I love travelling and unraveling whatever it is that is in store wherever I go or my mind takes me. Journeying is a rather important facet of inspiration, because you can't exactly take anything forward without having gone there first. And the going takes efforts. Efforts that we need to make, and the effort that I'm fully ready to put into really letting people into my world, quite at the same time as I journey into it.

There will be times where I will revisit something I did ages ago or something that has lost mention in the last few years. Those journeys are really the ones that will make me stronger, make me smarter and just make you a much more integral and internal member of my life, for having shared that with me. The endpoint to this being that there were and will be many starting lines and much baggage on the way, but all of it would only lead to an end someday, and its all part of one journey I want to go on, and hopefully take a few of you with me =)

the new blog address is myroamingeye.tumblr.com and I hope you'll join me there as soon as you're as prepared as I am. Not to worry how long from now that is, I'll be waiting at the end of the line =)

Thursday, March 10, 2011

-Untitled-


No taste for seasons
as if there were none.
No joy or sorrow meant
for battles lost or won.
craving, yearning
for any kind of love,
a pining soul dying under
weighty decisions made above.

No care for natural beauty
for no concern she'd heard,
Neither a cackle of geese
nor a chirrup of birds
Emotionless she stood
Sleepless she lay
Dreaming, wishing
for vitality to be taken away.

Oh for a change of climate,
oh for a glimpse of the glory
possibly an anecdote, long-forgotten
or a childhood story?
oh for a wish to wish,
or a chance to relive
maybe a passer by who could
out of goodness, give?

but no second glances come
towards her countenance
none yielding to her look
that sought acceptance
ignored, abandoned
and fearful still
living in squalor
out of His free will...


[any suggestions for a title would be welcome]

Saturday, February 26, 2011

Feeling the Feeling

A feeling is not just a come-and-go representation of what we think at the moment. A feeling is really a part of us that needs expression. Almost like the steam building up in a pressure cooker. There's a lot of it, and once it finds even the tiniest gap, the whistle goes off and the steam is let out in a huge burst. Okay, not huge, but you get what I mean. The resultant impact is a visual burst of steam, a squeaky whistle to go with and a bit of heat, and a pretty well cooked serving of dal or vegetable.

The same is with feelings, really. They come out in fits and starts after seeing an opportune time and there's so much too them that they fail to go unnoticed. They have some amount of impact or relativity with someone or the other who goes out to connect with them. Someone's looking at the various areas that the feeling exposes, and someone is looking at the product that the feeling creates. But to you, and solely to you, the feeling means something that is let out of your system. I bet even the pressure cooker looks forward to losing a bit of its steam.

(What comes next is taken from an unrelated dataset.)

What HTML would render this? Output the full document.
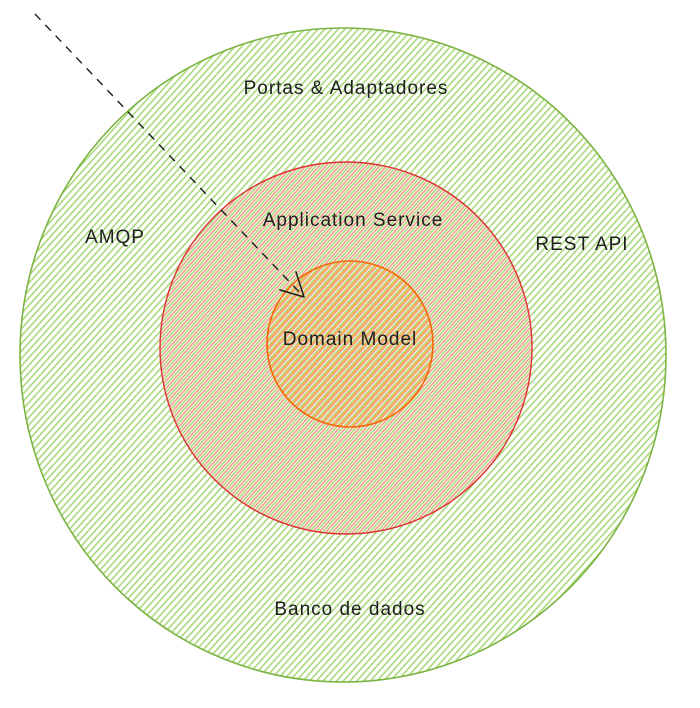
<!DOCTYPE html>
<html><head><meta charset="utf-8"><style>html,body{margin:0;padding:0;background:#fff}svg{display:block}</style></head>
<body>
<svg width="700" height="708" viewBox="0 0 700 708" xmlns="http://www.w3.org/2000/svg">
<defs>
<pattern id="pg" width="5" height="5" patternUnits="userSpaceOnUse" patternTransform="rotate(-48)">
<rect width="5" height="1.6" fill="#a9d97a"/></pattern>
<pattern id="pr" width="5" height="5" patternUnits="userSpaceOnUse" patternTransform="rotate(-48) translate(0,2.5)">
<rect width="5" height="1.6" fill="#f59a8e"/></pattern>
<pattern id="po" width="5" height="5" patternUnits="userSpaceOnUse" patternTransform="rotate(-48) translate(0,1.2)">
<rect width="5" height="1.8" fill="#f9b45c"/></pattern>
</defs>
<ellipse cx="343" cy="355" rx="323" ry="327" fill="url(#pg)" stroke="#7cb342" stroke-width="1.6"/>
<circle cx="346" cy="348" r="186" fill="url(#pr)" stroke="#e03131" stroke-width="1.4"/>
<circle cx="350" cy="344" r="83" fill="url(#po)" stroke="#f76707" stroke-width="1.6"/>
<line x1="35" y1="14" x2="302" y2="295" stroke="#1e1e1e" stroke-width="1.4" stroke-dasharray="8 7"/>
<path d="M280 290 L304 297 M304 297 L296 272" fill="none" stroke="#1e1e1e" stroke-width="1.5" stroke-linecap="round"/>
<g font-family="Liberation Sans, sans-serif" font-size="19" fill="#1e1e1e" text-anchor="middle" letter-spacing="1">
<text x="346" y="94">Portas &amp; Adaptadores</text>
<text x="353" y="226">Application Service</text>
<text x="115" y="243">AMQP</text>
<text x="582" y="250">REST API</text>
<text x="350" y="345">Domain Model</text>
<text x="350" y="615">Banco de dados</text>
</g>
</svg>
</body></html>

Taking that forward, the reason we're actually okay with letting off this steam and are told not to bottle our feelings inside us is so that there is space for more! We have social and emotional experiences every moment, either conscious or unconscious. To keep it within us and not share what it meant to us or what feelings it arouses is to arrest its impact. Which is why we seek expression. Most of us do so by channelising it into a creative field. I write. and so do a lot of people. What we write is a literal expression of what we're thinking and what we're feeling.

Once the feeling escapes us, and I say escape because it really is trapped and has a lot of better things to do than sit around in a crevice of our mind, it ceases to live in us. It has found a happier place to be [just being polite here. I know how much some of us would rather just let it live inside, rent-free, if nothing else]. That doesn't of course mean that we won't feel something like that again. It means that the feeling we attached to it this time, will not come back for the next time. Its variants may always exist, but THAT feeling won't come back. Like the feeling when you eat chocolate after going on the longest crash diet ever! [3 days. true story.] Point is, that feeling has wandered off to connect with another individual, who would identify with the feeling and give it a new residence.

Now, I've had this experience, as have friends of mine, that they cannot connect with their written or expressed feelings like someone else can. If you read what I've written, full feeling intact, and you go through a wave of emotions and thoughts because of what I wrote, I may not be able to reconnect with my own written word. Something that came out of me. But that's because my mind has now given that space off to another set of feelings and doesn't feel the need to connect back with something that it housed for a long time before letting go. Trying to reverse time and re-feel the feeling is like trying to stuff the steam back into the pressure cooker. Trust me, it will not happen.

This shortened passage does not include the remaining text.